Cloud Platform Professional and Cloud Platform Enterprise subscribers leveraging the “legacy” SSL certificate installation method for custom SSL certificates will automatically gain the benefits of hot-hot load balancers on Acquia’s regional edge layer, increasing resiliency in the unlikely event of infrastructure impairment. In this scenario, Acquia’s edge layer infrastructure will automatically stop routing traffic to an impaired load balancer node.
Subscribers without this configuration will have at least two Cloud Platform load balancing nodes available in a hot-cold pairing. In the event that the primary node becomes impaired, Acquia will initiate a failover to the secondary load balancer to restore service. No DNS changes are required when this happens, but the application may be unavailable for several minutes while this failover takes place.

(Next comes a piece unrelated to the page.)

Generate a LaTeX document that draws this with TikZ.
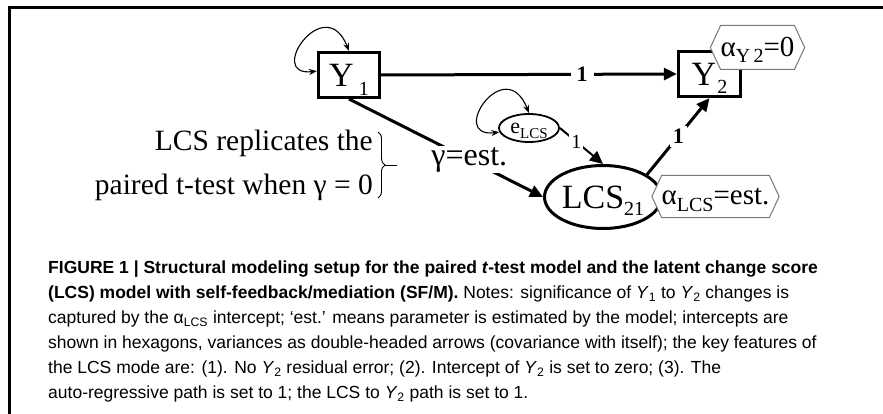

After the failover process, impacted applications may experience slower performance than usual while the new primary load balancer’s caches are replenished.
Database backups and failovers
On Cloud Platform Enterprise and Site Factory production environments running on Cloud Classic infrastructure, the active database in a database pair is marked with a DNS pointer. If the DNS infrastructure detects the active database is not responding, the following steps occur:
- The DNS infrastructure attempts to mark the passive database as the active database.
- Any queries requiring changes to the database are handled by the functioning database.
Acquia repairs the unresponsive database.
- The repaired database is re-synchronized with the currently active database using MySQL Binlogs.
- The DNS pointer is reassigned, or failed back, to the original active database.
Once both databases are responsive, data is synchronized between them, and the DNS pointer has been failed back, high availability has been restored.
For environments running on Cloud Next technologies, Acquia leverages more advanced database failover functionality with similar logic to the process on Cloud Classic environments.